There’s another catch. These files don’t have column headings! We need to supply them ourselves as a character vector to the col_names argument of read_tsv(). Alternatively you can set that to FALSE and automatic column names will be created for you.

Finally, we might want to create a new column on the fly which has the file path. This is helpful when the files you are reading don’t have a column that allows you to distinguish data from different files (in these files the first column do this for us).

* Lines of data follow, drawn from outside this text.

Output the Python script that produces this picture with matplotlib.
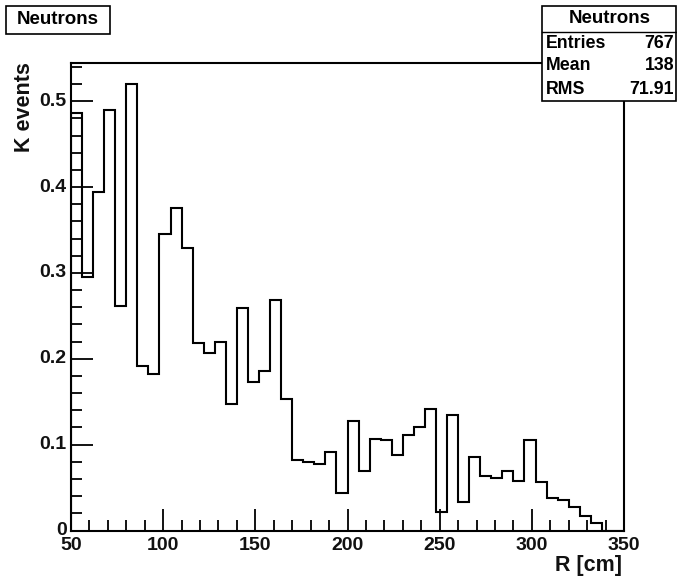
import numpy as np
import matplotlib
matplotlib.use("Agg")
import matplotlib.pyplot as plt
from matplotlib.patches import Rectangle
from matplotlib.ticker import MultipleLocator

plt.rcParams['font.family'] = ['Liberation Sans', 'DejaVu Sans']
plt.rcParams['font.weight'] = 'bold'

# histogram of neutron radius, 50 bins of 6 cm from 50 to 350
bin_edges = np.arange(50, 351, 6)
k_events = [0.486, 0.2955, 0.3946, 0.490, 0.261, 0.520, 0.192, 0.182, 0.345, 0.376,
            0.329, 0.219, 0.207, 0.220, 0.147, 0.259, 0.173, 0.186, 0.268, 0.153,
            0.082, 0.080, 0.077, 0.091, 0.0435, 0.128, 0.0695, 0.107, 0.105, 0.088,
            0.111, 0.120, 0.141, 0.022, 0.134, 0.033, 0.086, 0.0636, 0.061, 0.0694,
            0.058, 0.1056, 0.056, 0.0376, 0.0356, 0.027, 0.0173, 0.0084, 0.0, 0.0]

hist_title = "Neutrons"
stat_names = ["Entries", "Mean", "RMS"]
stat_values = ["767", "138", "71.91"]

W, H = 677, 579
fig = plt.figure(figsize=(W / 100, H / 100), dpi=100)
fig.patch.set_facecolor('white')


def fx(px):
    return px / W


def fy(py):
    return 1 - py / H


ax = fig.add_axes([fx(71), fy(530.5), fx(624) - fx(71), fy(63) - fy(530.5)])
ax.stairs(k_events, bin_edges, color='black', linewidth=1.5, baseline=0)

ax.set_xlim(50, 350)
ax.set_ylim(0, 0.5446)
ax.xaxis.set_major_locator(MultipleLocator(50))
ax.xaxis.set_minor_locator(MultipleLocator(10))
ax.yaxis.set_major_locator(MultipleLocator(0.1))
ax.yaxis.set_minor_locator(MultipleLocator(0.02))
ax.set_xticklabels([])
ax.set_yticklabels([])
ax.tick_params(which='major', direction='in', length=16, width=1.3,
               top=False, right=False)
ax.tick_params(which='minor', direction='in', length=8, width=1.3,
               top=False, right=False)
for sp in ax.spines.values():
    sp.set_linewidth(1.5)

# tick labels drawn by hand so "0" and "50" sit like ROOT puts them
lab_kw = dict(fontsize=14, fontweight='bold', color='#111111')
for v in range(50, 351, 50):
    ax.text(v, -0.007, str(v), ha='center', va='top', **lab_kw)
for v in [0.1, 0.2, 0.3, 0.4, 0.5]:
    ax.text(47.3, v, f"{v:.1f}", ha='right', va='center', **lab_kw)
ax.text(48.0, 0.0, "0", ha='right', va='center', **lab_kw)

title_kw = dict(fontsize=15.5, fontweight='bold', color='#111111')
fig.text(fx(622), fy(566), "R [cm]", ha='right', va='center', **title_kw)
fig.text(fx(25), fy(62), "K events", ha='center', va='top', rotation=90,
         **title_kw)

# title box
fig.add_artist(Rectangle((fx(6), fy(34)), fx(110) - fx(6), fy(6) - fy(34),
                         transform=fig.transFigure, facecolor='white',
                         edgecolor='black', linewidth=1.2))
fig.text(fx(58), fy(20), hist_title, ha='center', va='center',
         fontsize=13.5, fontweight='bold')

# stats box
bx0, bx1, by0, by1 = 542, 676, 6, 101
fig.add_artist(Rectangle((fx(bx0), fy(by1)), fx(bx1) - fx(bx0), fy(by0) - fy(by1),
                         transform=fig.transFigure, facecolor='white',
                         edgecolor='black', linewidth=1.2, zorder=5))
fig.add_artist(plt.Line2D([fx(bx0), fx(bx1)], [fy(32), fy(32)],
                          transform=fig.transFigure, color='black',
                          linewidth=1.0, zorder=6))
fig.text(fx(610), fy(18.5), hist_title, ha='center', va='center',
         fontsize=13.5, fontweight='bold', zorder=7)
for i, (name, val) in enumerate(zip(stat_names, stat_values)):
    yy = fy(43 + i * 23)
    fig.text(fx(546), yy, name, ha='left', va='center', fontsize=12.8,
             fontweight='bold', zorder=7)
    fig.text(fx(674), yy, val, ha='right', va='center', fontsize=12.8,
             fontweight='bold', zorder=7)

fig.savefig("out.png", dpi=100)
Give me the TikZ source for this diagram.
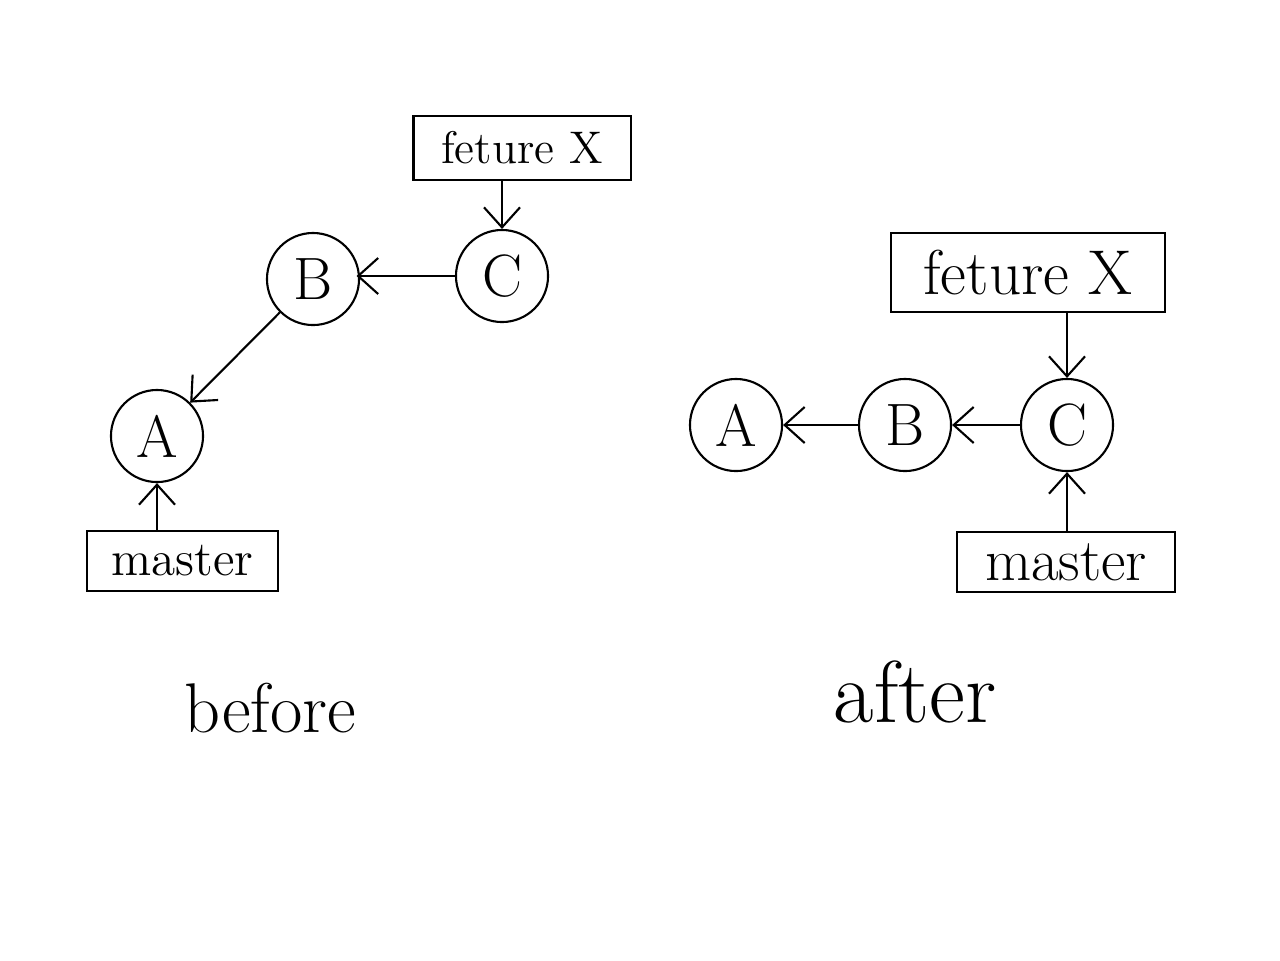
\documentclass[tikz,border=0pt]{standalone}
\usetikzlibrary{arrows.meta}
\begin{document}
\begin{tikzpicture}[x=0.01cm,y=-0.01cm,
  commit/.style={draw, circle, line width=0.6pt, minimum size=0.92cm, inner sep=0pt, font=\fontsize{17}{20}\selectfont},
  tagbox/.style={draw, rectangle, line width=0.6pt, inner sep=0pt},
  link/.style={line width=0.6pt, -{Straight Barb[length=2mm,width=3.6mm]}},
  captext/.style={font=\fontsize{20}{24}\selectfont}]
\useasboundingbox (0,0) rectangle (1280,960);
% before
\node[tagbox, minimum width=2.17cm, minimum height=0.64cm, font=\fontsize{13}{16}\selectfont] (fx1) at (522,148) {feture X};
\node[commit] (c1) at (502,276) {C};
\node[commit] (b1) at (313,279) {B};
\node[commit] (a1) at (157,436) {A};
\node[tagbox, minimum width=1.91cm, minimum height=0.60cm, font=\fontsize{14}{17}\selectfont] (m1) at (182.5,561) {master};
\coordinate (c1w) at (c1.west);
\draw[link] (fx1.south -| c1) -- (c1.north);
\draw[link] (c1w) -- ([xshift=-1]b1.east |- c1w);
\draw[link] (b1) -- (a1);
\draw[link] (m1.north -| a1) -- (a1.south);
\node[captext] (before) at (270,708) {before};
% after
\node[tagbox, minimum width=2.74cm, minimum height=0.79cm, font=\fontsize{18}{21}\selectfont] (fx2) at (1028,272.5) {feture X};
\node[commit] (a2) at (736,425) {A};
\node[commit] (b2) at (905,425) {B};
\node[commit] (c2) at (1067,425) {C};
\node[tagbox, minimum width=2.18cm, minimum height=0.60cm, font=\fontsize{17}{20}\selectfont] (m2) at (1066,562) {master};
\draw[link] (fx2.south -| c2) -- (c2.north);
\draw[link] (c2) -- (b2);
\draw[link] (b2) -- (a2);
\draw[link] (m2.north -| c2) -- (c2.south);
\node[captext, font=\fontsize{25}{30}\selectfont] (after) at (915,692) {after};
\end{tikzpicture}
\end{document}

You can create a new column with the path by specifying a name for this new column as the value of the id argument. With id = "file" a new column called file will be created with the path of the file.

files <- list.files(
  "data/coretta2018/ultrasound",
  full.names = TRUE,
  pattern = "*-tongue-cart.tsv"
)

# Column names of the first 14 columns. The rest of the columns are X and Y
# coordinates of tongue contours of 42 points along the contour:
# X1,Y1,X2,Y2,X3,Y3,...,X42,Y42.
#
# Note that R automatically names unnamed columns with X followed by
# the column number, so the 84 coordinate columns will be all named Xn.
columns <- c(
  "speaker",
  "seconds",
  "rec_date",
  "prompt",
  "label",
  "TT_displacement_sm",
  "TT_velocity",
  "TT_velocity_abs",
  "TD_displacement_sm",
  "TD_velocity",
  "TD_velocity_abs",
  "TR_displacement_sm",
  "TR_velocity",
  "TR_velocity_abs"
)

tongue <- read_tsv(files, id = "file", col_names = columns, na = "*")
Warning: One or more parsing issues, call `problems()` on your data frame for details,
e.g.:
  dat <- vroom(...)
  problems(dat)
Rows: 7598 Columns: 99
── Column specification ────────────────────────────────────────────────────────
Delimiter: "\t"
chr  (4): speaker, rec_date, prompt, label
dbl (94): seconds, TT_displacement_sm, TT_velocity, TT_velocity_abs, TD_disp...

ℹ Use `spec()` to retrieve the full column specification for this data.
ℹ Specify the column types or set `show_col_types = FALSE` to quiet this message.
tongue

If you are wondering what na = "*" does, it just tells R that cells with * in them should be treated as NAs.

Fab! Now you have a single tibble, tongue with data from all the files!